**Challenge**: Retype everything from the line that contains "The picture is" down to the line that contains "e=document.createElementNS(NS,tag);for(const k in", inclusive, without altering or adding anything.

# # # # #

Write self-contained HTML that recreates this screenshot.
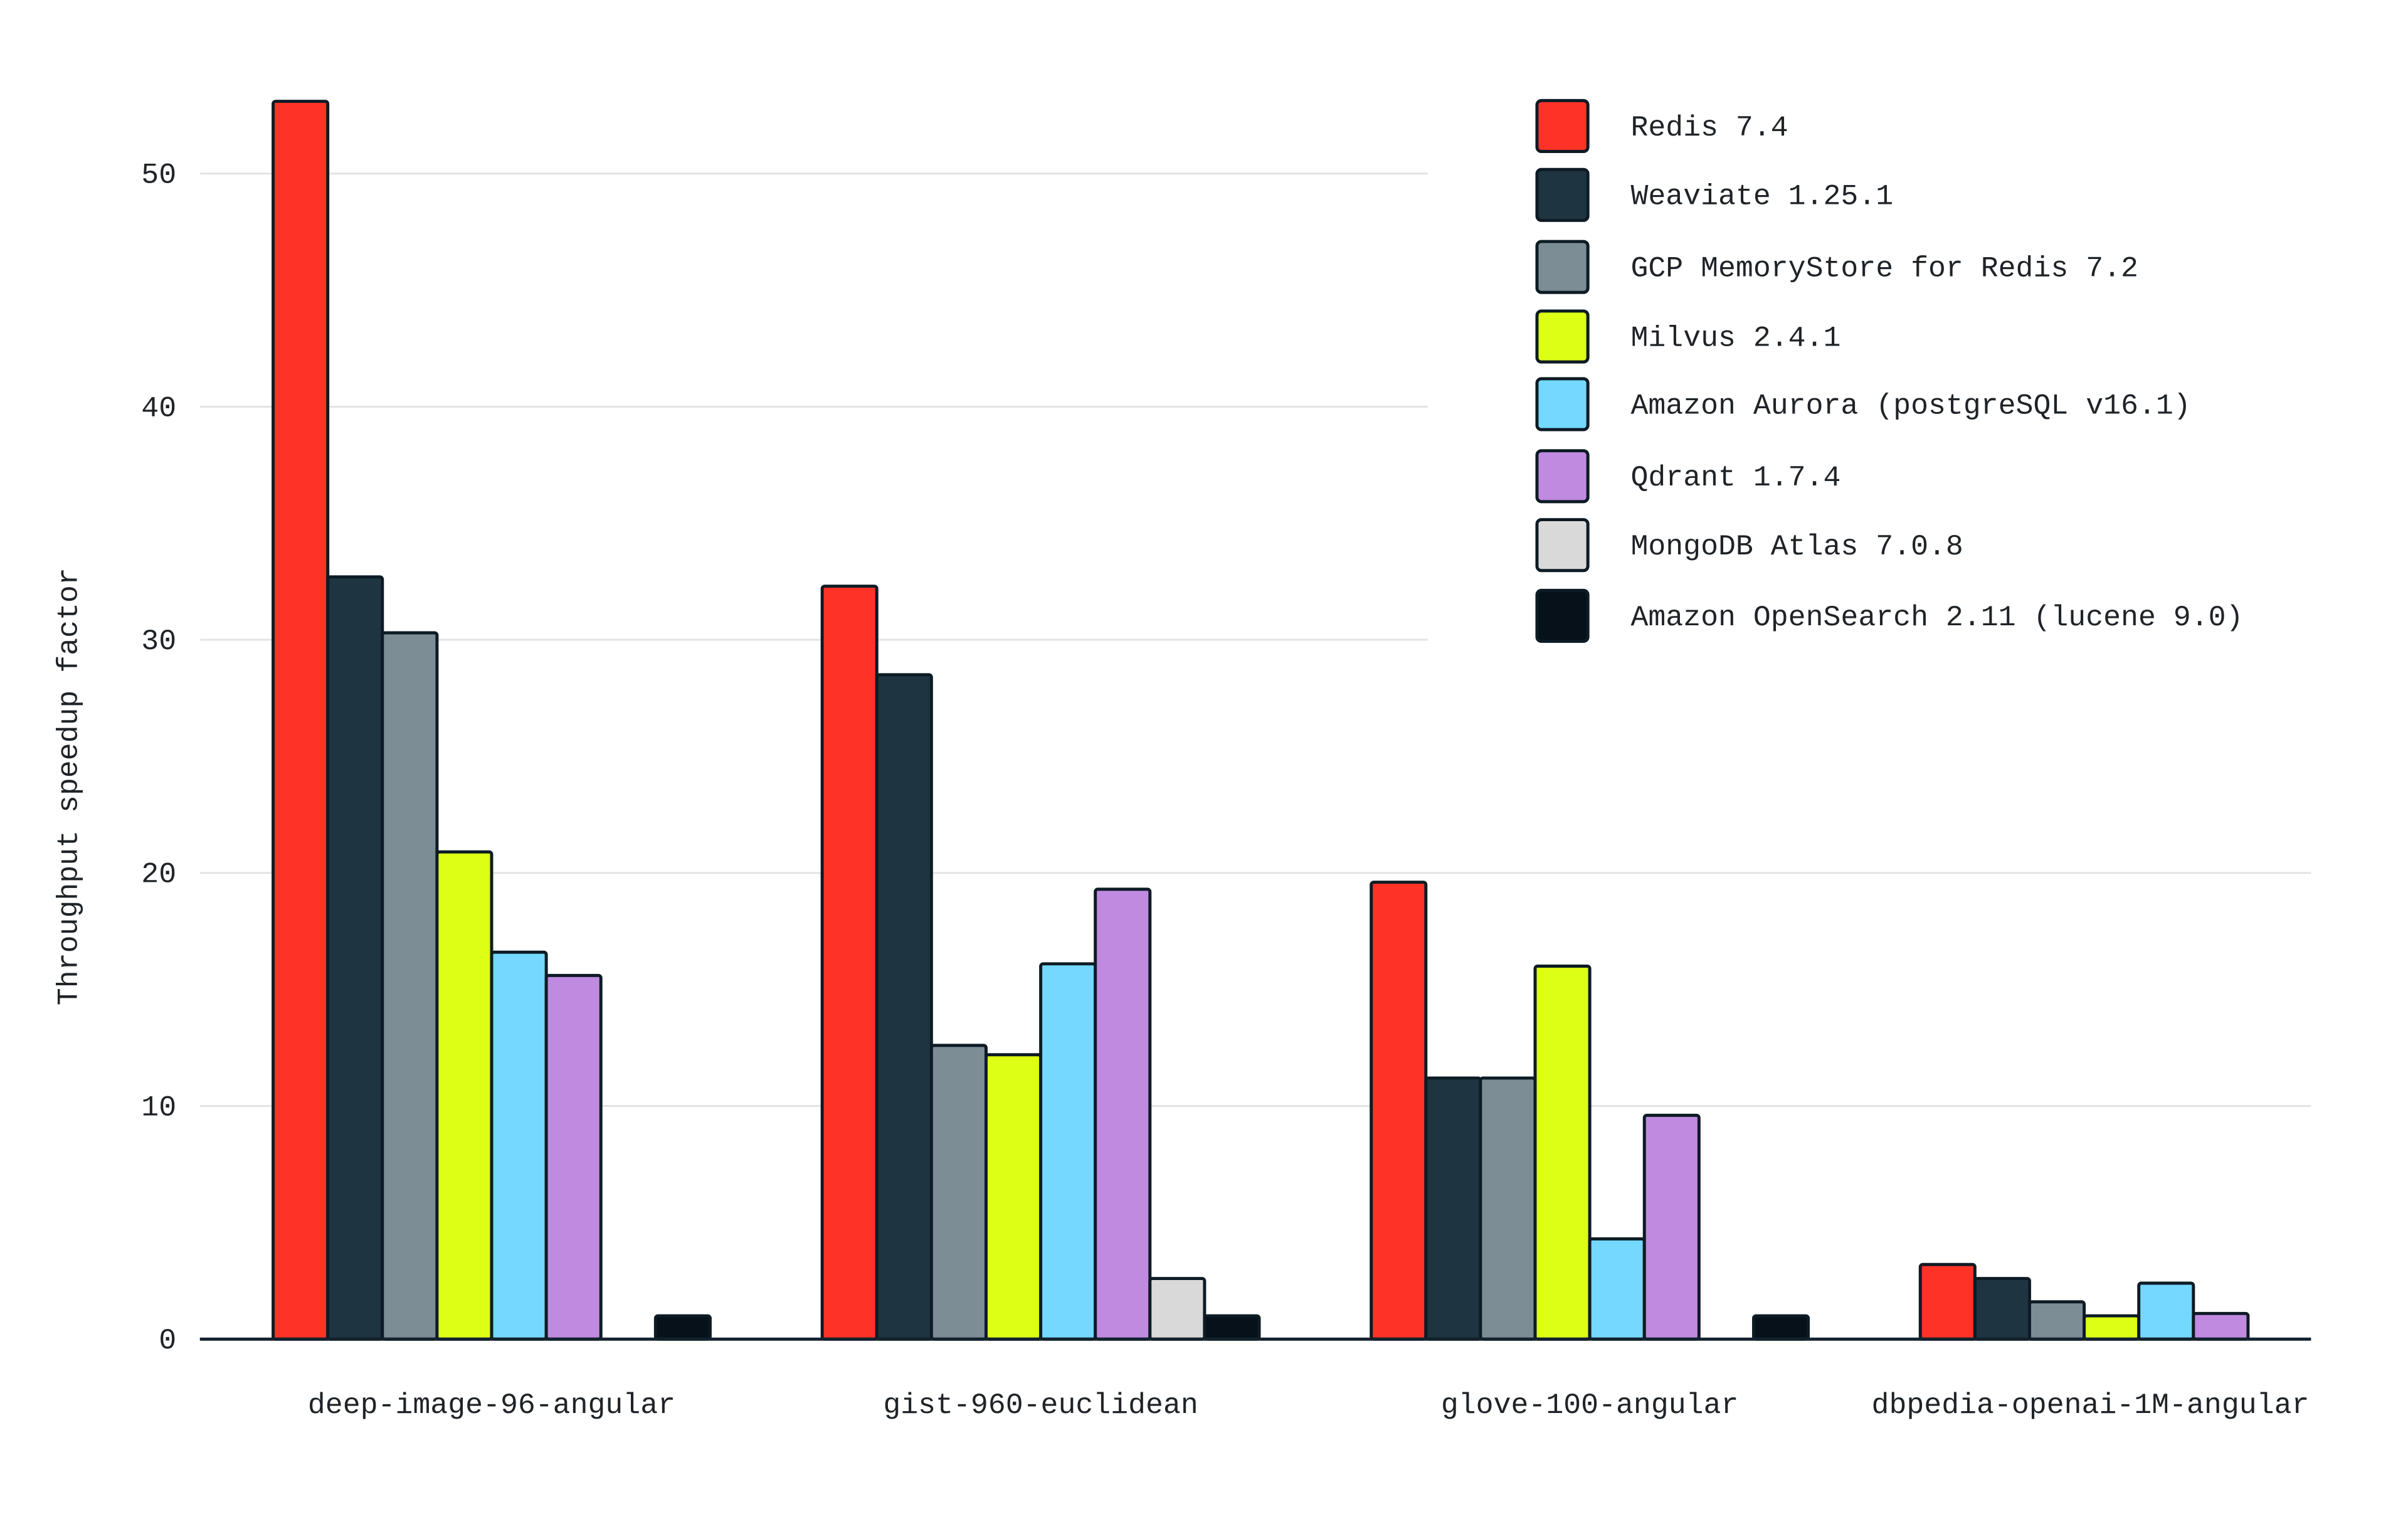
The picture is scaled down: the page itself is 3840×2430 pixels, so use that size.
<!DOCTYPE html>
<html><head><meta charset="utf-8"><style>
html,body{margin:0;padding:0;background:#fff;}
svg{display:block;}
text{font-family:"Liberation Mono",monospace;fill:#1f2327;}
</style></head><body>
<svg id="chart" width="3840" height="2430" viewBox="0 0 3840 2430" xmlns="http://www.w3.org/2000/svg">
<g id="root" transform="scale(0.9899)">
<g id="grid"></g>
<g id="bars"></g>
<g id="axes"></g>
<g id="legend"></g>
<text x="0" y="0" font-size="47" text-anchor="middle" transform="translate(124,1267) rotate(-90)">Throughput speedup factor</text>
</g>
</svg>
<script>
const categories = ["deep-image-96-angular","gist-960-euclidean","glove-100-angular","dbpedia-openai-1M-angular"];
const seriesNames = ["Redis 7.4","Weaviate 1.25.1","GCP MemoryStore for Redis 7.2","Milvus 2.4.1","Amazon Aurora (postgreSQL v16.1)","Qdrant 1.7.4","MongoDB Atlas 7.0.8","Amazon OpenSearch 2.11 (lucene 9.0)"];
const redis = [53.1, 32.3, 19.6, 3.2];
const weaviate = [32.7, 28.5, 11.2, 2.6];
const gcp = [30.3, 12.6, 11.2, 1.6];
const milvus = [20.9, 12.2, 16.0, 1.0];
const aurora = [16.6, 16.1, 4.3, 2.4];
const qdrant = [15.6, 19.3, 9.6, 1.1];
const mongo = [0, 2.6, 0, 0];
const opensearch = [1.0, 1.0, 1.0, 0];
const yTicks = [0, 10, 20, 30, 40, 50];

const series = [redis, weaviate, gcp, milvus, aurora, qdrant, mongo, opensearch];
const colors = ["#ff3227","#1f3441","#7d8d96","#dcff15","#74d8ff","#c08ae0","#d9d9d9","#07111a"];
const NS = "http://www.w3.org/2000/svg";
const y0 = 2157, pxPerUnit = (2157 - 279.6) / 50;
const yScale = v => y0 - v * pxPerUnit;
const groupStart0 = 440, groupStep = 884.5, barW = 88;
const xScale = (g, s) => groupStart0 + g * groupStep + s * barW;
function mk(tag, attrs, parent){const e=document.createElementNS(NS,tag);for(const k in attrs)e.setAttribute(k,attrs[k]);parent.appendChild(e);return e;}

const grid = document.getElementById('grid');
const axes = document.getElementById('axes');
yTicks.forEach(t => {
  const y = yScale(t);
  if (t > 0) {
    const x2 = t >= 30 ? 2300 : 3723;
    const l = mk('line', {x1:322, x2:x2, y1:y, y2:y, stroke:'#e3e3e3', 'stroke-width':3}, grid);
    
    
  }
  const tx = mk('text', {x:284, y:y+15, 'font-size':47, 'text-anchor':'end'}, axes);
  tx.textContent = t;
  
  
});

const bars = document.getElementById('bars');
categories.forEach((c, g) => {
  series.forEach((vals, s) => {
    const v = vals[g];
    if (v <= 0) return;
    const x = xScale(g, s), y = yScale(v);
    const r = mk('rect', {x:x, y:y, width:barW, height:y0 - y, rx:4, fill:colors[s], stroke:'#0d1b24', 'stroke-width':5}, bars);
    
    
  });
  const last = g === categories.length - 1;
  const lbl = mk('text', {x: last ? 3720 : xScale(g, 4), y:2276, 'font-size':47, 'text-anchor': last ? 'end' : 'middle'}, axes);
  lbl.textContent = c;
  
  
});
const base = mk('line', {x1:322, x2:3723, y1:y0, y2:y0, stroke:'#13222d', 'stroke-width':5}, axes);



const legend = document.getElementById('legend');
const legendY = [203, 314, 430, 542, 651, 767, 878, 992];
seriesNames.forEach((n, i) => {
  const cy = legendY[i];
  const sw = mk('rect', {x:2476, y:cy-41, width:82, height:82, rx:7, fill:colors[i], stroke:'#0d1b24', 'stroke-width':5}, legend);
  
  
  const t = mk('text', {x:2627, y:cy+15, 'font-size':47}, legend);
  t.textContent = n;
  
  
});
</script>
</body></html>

# # # # #

**Answer to the problem**:
The picture is scaled down: the page itself is 3840×2430 pixels, so use that size.
<!DOCTYPE html>
<html><head><meta charset="utf-8"><style>
html,body{margin:0;padding:0;background:#fff;}
svg{display:block;}
text{font-family:"Liberation Mono",monospace;fill:#1f2327;}
</style></head><body>
<svg id="chart" width="3840" height="2430" viewBox="0 0 3840 2430" xmlns="http://www.w3.org/2000/svg">
<g id="root" transform="scale(0.9899)">
<g id="grid"></g>
<g id="bars"></g>
<g id="axes"></g>
<g id="legend"></g>
<text x="0" y="0" font-size="47" text-anchor="middle" transform="translate(124,1267) rotate(-90)">Throughput speedup factor</text>
</g>
</svg>
<script>
const categories = ["deep-image-96-angular","gist-960-euclidean","glove-100-angular","dbpedia-openai-1M-angular"];
const seriesNames = ["Redis 7.4","Weaviate 1.25.1","GCP MemoryStore for Redis 7.2","Milvus 2.4.1","Amazon Aurora (postgreSQL v16.1)","Qdrant 1.7.4","MongoDB Atlas 7.0.8","Amazon OpenSearch 2.11 (lucene 9.0)"];
const redis = [53.1, 32.3, 19.6, 3.2];
const weaviate = [32.7, 28.5, 11.2, 2.6];
const gcp = [30.3, 12.6, 11.2, 1.6];
const milvus = [20.9, 12.2, 16.0, 1.0];
const aurora = [16.6, 16.1, 4.3, 2.4];
const qdrant = [15.6, 19.3, 9.6, 1.1];
const mongo = [0, 2.6, 0, 0];
const opensearch = [1.0, 1.0, 1.0, 0];
const yTicks = [0, 10, 20, 30, 40, 50];

const series = [redis, weaviate, gcp, milvus, aurora, qdrant, mongo, opensearch];
const colors = ["#ff3227","#1f3441","#7d8d96","#dcff15","#74d8ff","#c08ae0","#d9d9d9","#07111a"];
const NS = "http://www.w3.org/2000/svg";
const y0 = 2157, pxPerUnit = (2157 - 279.6) / 50;
const yScale = v => y0 - v * pxPerUnit;
const groupStart0 = 440, groupStep = 884.5, barW = 88;
const xScale = (g, s) => groupStart0 + g * groupStep + s * barW;
function mk(tag, attrs, parent){const e=document.createElementNS(NS,tag);for(const k in attrs)e.setAttribute(k,attrs[k]);parent.appendChild(e);return e;}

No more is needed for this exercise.